As much as I sometimes long for my crazy, funny, annoying, loving BIG Jamaican family and my friends back home that I think sometimes know me better than I know myself I feel like I can’t leave Paris. This is my home now and I hope it stays that way for a long time. The city and the way of life has gotten into my bones and there is no shaking it. Homesickness aside, 95% of the time I feel really good here. I’ve come into my womanhood here in a way that I am not sure would’ve been possible in New York City.
I feel free here.
I feel like me here.
Sometimes I feel guilty about wanting to making Paris my forever home because does that mean I love my family less? Does that mean I love my friends back home less? Of course not, but it’s hard to justify to yourself, and sometimes others, when the thing that, at times, makes you sad can be easily fixed by just saying goodbye.
So, when I have bouts of homesickness sometimes I keep it to myself. I simply try to incorporate elements of my old home here, notably through food. I cook Jamaican food to feel close to my family, my foundation and my culture. I am not very good at making Jamaican food and I know that I’ll never be as good as my mother. HOWEVER. Those days when I do attempt to cook Jamaican food; with the smells floating in the air, flavors dancing on my taste buds and reggae music that makes me sway my hips from side to side, I truly do feel that I am à la maison.
Fried Dumplings, saltfish and plantains
This meal is my antidote to homesickness because it's easy :) and is classically Jamaican. It’s a staple in our culture. I still have vivid memories of my mom making fried dumplings on a Saturday morning and the smell waking me up and guiding me to the kitchen where I would try my best to steal one that was still a bit hot.

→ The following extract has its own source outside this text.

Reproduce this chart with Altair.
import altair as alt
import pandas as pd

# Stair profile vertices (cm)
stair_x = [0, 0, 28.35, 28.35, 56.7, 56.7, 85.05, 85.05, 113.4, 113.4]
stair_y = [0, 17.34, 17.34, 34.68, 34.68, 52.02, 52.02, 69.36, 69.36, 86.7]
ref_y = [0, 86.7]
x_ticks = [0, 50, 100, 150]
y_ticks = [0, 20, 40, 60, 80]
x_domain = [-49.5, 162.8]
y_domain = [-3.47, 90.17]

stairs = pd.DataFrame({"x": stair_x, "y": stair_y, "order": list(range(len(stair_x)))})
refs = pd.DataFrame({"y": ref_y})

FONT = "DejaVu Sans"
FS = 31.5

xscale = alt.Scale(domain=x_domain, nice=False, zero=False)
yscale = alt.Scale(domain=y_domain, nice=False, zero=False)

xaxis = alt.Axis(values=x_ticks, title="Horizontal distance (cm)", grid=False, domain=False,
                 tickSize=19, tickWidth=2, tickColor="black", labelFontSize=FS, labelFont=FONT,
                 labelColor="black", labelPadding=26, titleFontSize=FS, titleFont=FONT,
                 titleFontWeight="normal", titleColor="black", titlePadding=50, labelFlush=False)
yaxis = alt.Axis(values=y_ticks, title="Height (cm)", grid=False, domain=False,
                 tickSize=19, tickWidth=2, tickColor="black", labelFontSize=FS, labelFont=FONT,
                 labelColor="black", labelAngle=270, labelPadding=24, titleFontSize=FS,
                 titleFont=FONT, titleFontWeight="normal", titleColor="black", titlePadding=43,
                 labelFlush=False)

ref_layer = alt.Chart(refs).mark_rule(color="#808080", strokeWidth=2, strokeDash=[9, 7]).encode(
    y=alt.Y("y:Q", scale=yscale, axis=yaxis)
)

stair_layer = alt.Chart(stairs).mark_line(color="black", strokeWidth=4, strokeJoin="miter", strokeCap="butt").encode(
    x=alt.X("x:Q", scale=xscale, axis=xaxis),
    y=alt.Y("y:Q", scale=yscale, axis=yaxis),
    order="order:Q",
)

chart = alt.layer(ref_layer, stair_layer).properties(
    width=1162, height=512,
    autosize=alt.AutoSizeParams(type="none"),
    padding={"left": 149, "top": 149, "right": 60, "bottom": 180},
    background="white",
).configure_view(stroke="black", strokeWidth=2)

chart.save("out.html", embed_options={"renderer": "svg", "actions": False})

It's my attempt at infusing that caribbean spice in my life in Paris and I hope that as I continue to cook Jamaican food I will perfect the techniques, combination of flavors and hopefully pass down to any future Jamaican-American-French kids I have running around Paris one day.
Jamaican fried dumplings recipe adapted from Cook Like A Jamaican
2 cups of flour
1/2 to 1 tsp Salt (if using salted butter or margarine use 1/2 tsp salt)
3 tsp Baking powder
3 Tbsp Unsalted Butter or margarine
3/4 cup Cold water
1/2 cup vegetable oil
1. Combine flour, salt and baking powder in a bowl
2. Blend butter into dry ingredients with hands or mixer until crumbly
3. Add water, a little at a time, to dry ingredients until dough holds together (you may
not need all the water). Sprinkle with more flour if dough is too wet.

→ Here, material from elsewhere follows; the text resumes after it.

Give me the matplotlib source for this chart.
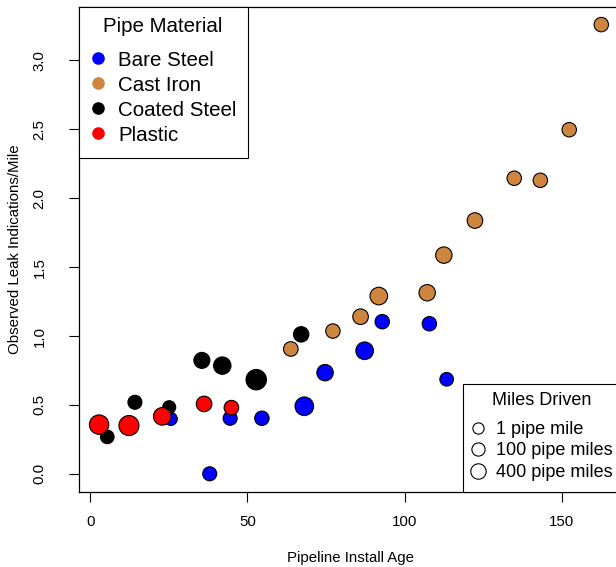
import matplotlib
matplotlib.use("Agg")
import matplotlib.pyplot as plt
from matplotlib.patches import Rectangle
from matplotlib.lines import Line2D
import numpy as np

plt.rcParams['font.family'] = ['Liberation Sans', 'DejaVu Sans']

# ---------------- data ----------------
materials = ["Bare Steel", "Cast Iron", "Coated Steel", "Plastic"]
material_colors = ["#0000FF", "#CD853F", "#000000", "#FF0000"]

bare_age = [25.6, 38.0, 44.5, 54.6, 68.1, 74.7, 87.3, 92.9, 107.9, 113.4]
bare_leak = [0.398, 0.0, 0.403, 0.403, 0.49, 0.734, 0.893, 1.104, 1.089, 0.686]
bare_miles = [300, 480, 480, 570, 1920, 1110, 1520, 570, 570, 400]

cast_age = [63.8, 77.2, 86.0, 91.8, 107.2, 112.5, 122.4, 134.9, 143.2, 152.4, 162.6]
cast_leak = [0.906, 1.036, 1.14, 1.29, 1.314, 1.587, 1.838, 2.145, 2.13, 2.497, 3.26]
cast_miles = [610, 570, 870, 1520, 1110, 1110, 870, 570, 570, 570, 570]

coated_age = [5.4, 14.2, 25.1, 35.5, 42.0, 52.8, 67.1]
coated_leak = [0.268, 0.519, 0.483, 0.823, 0.785, 0.683, 1.012]
coated_miles = [400, 480, 300, 990, 1450, 2740, 820]

plastic_age = [2.8, 12.3, 22.9, 36.2, 44.9]
plastic_leak = [0.357, 0.35, 0.417, 0.507, 0.48]
plastic_miles = [2270, 2550, 1520, 870, 610]

size_legend_miles = [1, 100, 400]
size_legend_labels = ["1 pipe mile", "100 pipe miles", "400 pipe miles"]

x_ticks = [0, 50, 100, 150]
y_ticks = [0.0, 0.5, 1.0, 1.5, 2.0, 2.5, 3.0]

series = [
    (bare_age, bare_leak, bare_miles),
    (cast_age, cast_leak, cast_miles),
    (coated_age, coated_leak, coated_miles),
    (plastic_age, plastic_leak, plastic_miles),
]

# ---------------- figure ----------------
W, H, DPI = 616, 567, 100
fig = plt.figure(figsize=(W / DPI, H / DPI), dpi=DPI)
PT = 72.0 / DPI  # points per pixel


def radius_px(miles):
    return 5.2 + 0.105 * np.sqrt(np.asarray(miles, dtype=float))


def legend_radius_px(miles):
    return 5.5 + 0.11 * np.sqrt(np.asarray(miles, dtype=float))


def fx(x):
    return x / W


def fy(y):
    return 1 - y / H


ax_l, ax_r, ax_t, ax_b = 79.3, 621.4, 6.7, 491.7
ax = fig.add_axes([fx(ax_l), fy(ax_b), (ax_r - ax_l) / W, (ax_b - ax_t) / H])
ax.set_xlim(-3.5, 169)
ax.set_ylim(-0.13, 3.39)

for (xs, ys, ms), col in zip(series, material_colors):
    r = radius_px(ms) - 0.5
    s = (2 * r * PT) ** 2
    ax.scatter(xs, ys, s=s, c=col, edgecolors="black", linewidths=0.8, zorder=3)

for sp in ax.spines.values():
    sp.set_linewidth(0.9)
    sp.set_color("black")

ax.set_xticks(x_ticks)
ax.set_xticklabels([str(v) for v in x_ticks])
ax.set_yticks(y_ticks)
ax.set_yticklabels([f"{v:.1f}" for v in y_ticks], rotation=90, va="center")
ax.tick_params(axis="both", direction="out", length=7.2, width=0.8, labelsize=10.8, colors="black")
ax.tick_params(axis="x", pad=9.9)
ax.tick_params(axis="y", pad=16.4)

ax.set_xlabel("Pipeline Install Age", fontsize=10.8)
ax.set_ylabel("Observed Leak Indications/Mile", fontsize=10.8)
ax.xaxis.label.set_va("center")
ax.yaxis.label.set_va("center")
ax.xaxis.set_label_coords(0.5, (ax_b - 558) / (ax_b - ax_t))
ax.yaxis.set_label_coords((15 - ax_l) / (ax_r - ax_l), 0.5)

# ---------------- legend 1: Pipe Material ----------------
fs1 = 14.8
fs1_px = fs1 / PT
fig.add_artist(Rectangle((fx(79.3), fy(158.3)), (247.7 - 79.3) / W, (158.3 - 6.7) / H,
                         transform=fig.transFigure, facecolor="white", edgecolor="black",
                         linewidth=0.8, zorder=5))
fig.text(fx(163), fy(25 + 0.358 * fs1_px), "Pipe Material", fontsize=fs1, ha="center",
         va="baseline", zorder=6)
rows1 = [58.3, 83.3, 108.3, 133.3]
for lab, col, ry in zip(materials, material_colors, rows1):
    fig.add_artist(Line2D([fx(98.3)], [fy(ry)], marker="o", markersize=2 * 6.3 * PT,
                          markerfacecolor=col, markeredgecolor=col, markeredgewidth=0,
                          linestyle="none", transform=fig.transFigure, zorder=6))
    fig.text(fx(118.3), fy(ry + 0.358 * fs1_px), lab, fontsize=fs1, ha="left",
             va="baseline", zorder=6)

# ---------------- legend 2: Miles Driven ----------------
fs2 = 13.0
fs2_px = fs2 / PT
fig.add_artist(Rectangle((fx(463.3), fy(ax_b)), (ax_r - 463.3) / W, (ax_b - 384) / H,
                         transform=fig.transFigure, facecolor="white", edgecolor="black",
                         linewidth=0.8, zorder=5))
fig.text(fx(542), fy(399 + 0.358 * fs2_px), "Miles Driven", fontsize=fs2, ha="center",
         va="baseline", zorder=6)
rows2 = [427.7, 449.0, 470.7]
for lab, m, ry in zip(size_legend_labels, size_legend_miles, rows2):
    r = legend_radius_px(m)
    fig.add_artist(Line2D([fx(477.7)], [fy(ry)], marker="o", markersize=2 * r * PT,
                          markerfacecolor="none", markeredgecolor="black", markeredgewidth=0.8,
                          linestyle="none", transform=fig.transFigure, zorder=6))
    fig.text(fx(495.7), fy(ry + 0.358 * fs2_px), lab, fontsize=fs2, ha="left",
             va="baseline", zorder=6)

fig.savefig("out.png", dpi=DPI)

4. Knead dough until smooth; do not over knead. Place in fridge for 15 minutes minimum or overnight if you can
5. Shape dough into 8 small balls (enough to fit in palm)
6. Pour cooking oil into frying pan and set stove to medium-high
7. Place dumplings into pan; oil should be sizzling
8. As each side browns continually turn dumplings until all sides are brown and
dumplings are light and fluffy
This recipe makes about 8 dumplings. You can eat them all, some or share with a friend! Comme tu veux.
Salt fish stew
200 grams or about 1 cup of salt fish that has either been soaked overnight to get the extra salt off or boiled several times that same day (specifics on the podcast)
1 medium onion
2 small-medium sweet peppers
2 medium tomatoes with seeds removed
1 clove of garlic minced
Ground black pepper to taste
1-2 tablespoons of vegetable oil
Debone and flake saltfish
Heat oil and sauté tomatoes, garlic, sweet pepper and onion until tender, about 6-7 minutes
Add flaked saltfish and black pepper
Lightly toss, cover, turn the stove down to low heat and allow all of those flavors to combine
1 plantain cut in half
2-3 tablespoons of vegetable oil
Heat oil in frying pan (make sure the pan is hot)
Peel half of the plantain
Cut into circles or diagonally
Once pan is hot add plantains one my one
Turn until both sides are a deep brown
Voilà. C’est tout. Now you too can have a little bit of Jamaica chez toi, no matter where you are.
The Fry Up The Vibes Playlist.
Nothing but pure, cool, chill Jamaican reggae vibes here. I grew up listening to this type of music, at home, at my extended families houses, in the car, everywhere essentially. There is no modern Dancehall reggae music in this playlist because, frankly, I'm not a huge fan. I am a child of the 80s, so I prefer when reggae music was more fun.
If you ever decide to make this dish, I recommend playing this in the background. It will make the meal taste even better, trust me. :)
That first super sunny and warm day of the spring/summer season you can open your window, put this playlist, close your eyes and be transported to Jakes Hotel on Treasure Beach chilling with an ice cold Red Stripe feeling 350% irie.